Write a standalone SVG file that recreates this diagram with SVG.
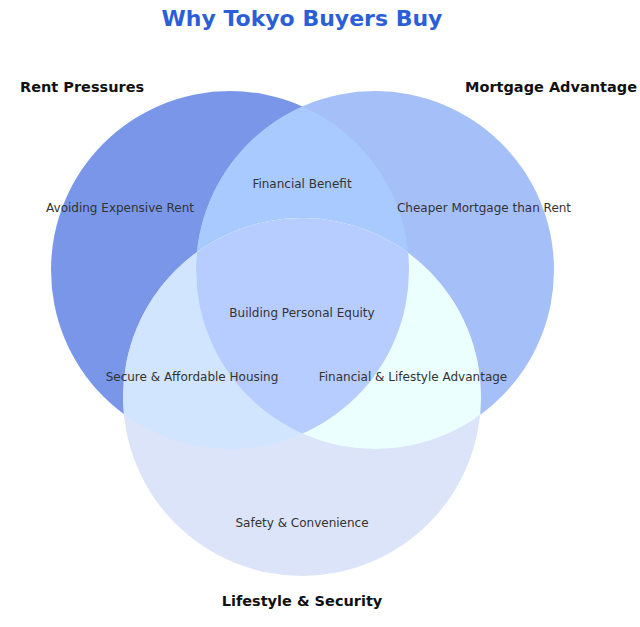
<svg xmlns="http://www.w3.org/2000/svg" width="640" height="627" viewBox="0 0 640 627">
<style>
text{font-family:"DejaVu Sans",sans-serif;}
.r{font-size:12px;fill:#333;text-anchor:middle;}
.s{font-size:14.5px;font-weight:bold;fill:#111;}
</style>
<defs>
<clipPath id="cA"><circle cx="230" cy="270" r="179"/></clipPath>
<clipPath id="cB"><circle cx="375" cy="270" r="179"/></clipPath>
<clipPath id="cC"><circle cx="302" cy="397" r="179"/></clipPath>
</defs>
<rect width="640" height="627" fill="#fff"/>
<g id="sets">
<circle id="A" cx="230" cy="270" r="179" fill="#7996e9"/>
<circle id="B" cx="375" cy="270" r="179" fill="#a5bff8"/>
<circle id="C" cx="302" cy="397" r="179" fill="#dbe4f8"/>
<circle id="AB" cx="375" cy="270" r="179" fill="#a9caff" clip-path="url(#cA)"/>
<circle id="AC" cx="302" cy="397" r="179" fill="#d1e5ff" clip-path="url(#cA)"/>
<circle id="BC" cx="302" cy="397" r="179" fill="#ebffff" clip-path="url(#cB)"/>
<g clip-path="url(#cA)"><circle id="ABC" cx="302" cy="397" r="179" fill="#b8cdff" clip-path="url(#cB)"/></g>
</g>
<text x="302" y="26" font-size="22" font-weight="bold" fill="#2b5fd9" text-anchor="middle">Why Tokyo Buyers Buy</text>
<text class="s" x="20" y="92">Rent Pressures</text>
<text class="s" x="465" y="92">Mortgage Advantage</text>
<text class="s" x="302" y="606" text-anchor="middle">Lifestyle &amp; Security</text>
<text class="r" x="120" y="212">Avoiding Expensive Rent</text>
<text class="r" x="484" y="212">Cheaper Mortgage than Rent</text>
<text class="r" x="302" y="188">Financial Benefit</text>
<text class="r" x="302" y="317">Building Personal Equity</text>
<text class="r" x="192" y="381">Secure &amp; Affordable Housing</text>
<text class="r" x="413" y="381">Financial &amp; Lifestyle Advantage</text>
<text class="r" x="302" y="527">Safety &amp; Convenience</text>
</svg>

● **Exercise brief**
Give every line above again exactly, with no pictures.

● **Worked answer**
Write a standalone SVG file that recreates this diagram with SVG.
<svg xmlns="http://www.w3.org/2000/svg" width="640" height="627" viewBox="0 0 640 627">
<style>
text{font-family:"DejaVu Sans",sans-serif;}
.r{font-size:12px;fill:#333;text-anchor:middle;}
.s{font-size:14.5px;font-weight:bold;fill:#111;}
</style>
<defs>
<clipPath id="cA"><circle cx="230" cy="270" r="179"/></clipPath>
<clipPath id="cB"><circle cx="375" cy="270" r="179"/></clipPath>
<clipPath id="cC"><circle cx="302" cy="397" r="179"/></clipPath>
</defs>
<rect width="640" height="627" fill="#fff"/>
<g id="sets">
<circle id="A" cx="230" cy="270" r="179" fill="#7996e9"/>
<circle id="B" cx="375" cy="270" r="179" fill="#a5bff8"/>
<circle id="C" cx="302" cy="397" r="179" fill="#dbe4f8"/>
<circle id="AB" cx="375" cy="270" r="179" fill="#a9caff" clip-path="url(#cA)"/>
<circle id="AC" cx="302" cy="397" r="179" fill="#d1e5ff" clip-path="url(#cA)"/>
<circle id="BC" cx="302" cy="397" r="179" fill="#ebffff" clip-path="url(#cB)"/>
<g clip-path="url(#cA)"><circle id="ABC" cx="302" cy="397" r="179" fill="#b8cdff" clip-path="url(#cB)"/></g>
</g>
<text x="302" y="26" font-size="22" font-weight="bold" fill="#2b5fd9" text-anchor="middle">Why Tokyo Buyers Buy</text>
<text class="s" x="20" y="92">Rent Pressures</text>
<text class="s" x="465" y="92">Mortgage Advantage</text>
<text class="s" x="302" y="606" text-anchor="middle">Lifestyle &amp; Security</text>
<text class="r" x="120" y="212">Avoiding Expensive Rent</text>
<text class="r" x="484" y="212">Cheaper Mortgage than Rent</text>
<text class="r" x="302" y="188">Financial Benefit</text>
<text class="r" x="302" y="317">Building Personal Equity</text>
<text class="r" x="192" y="381">Secure &amp; Affordable Housing</text>
<text class="r" x="413" y="381">Financial &amp; Lifestyle Advantage</text>
<text class="r" x="302" y="527">Safety &amp; Convenience</text>
</svg>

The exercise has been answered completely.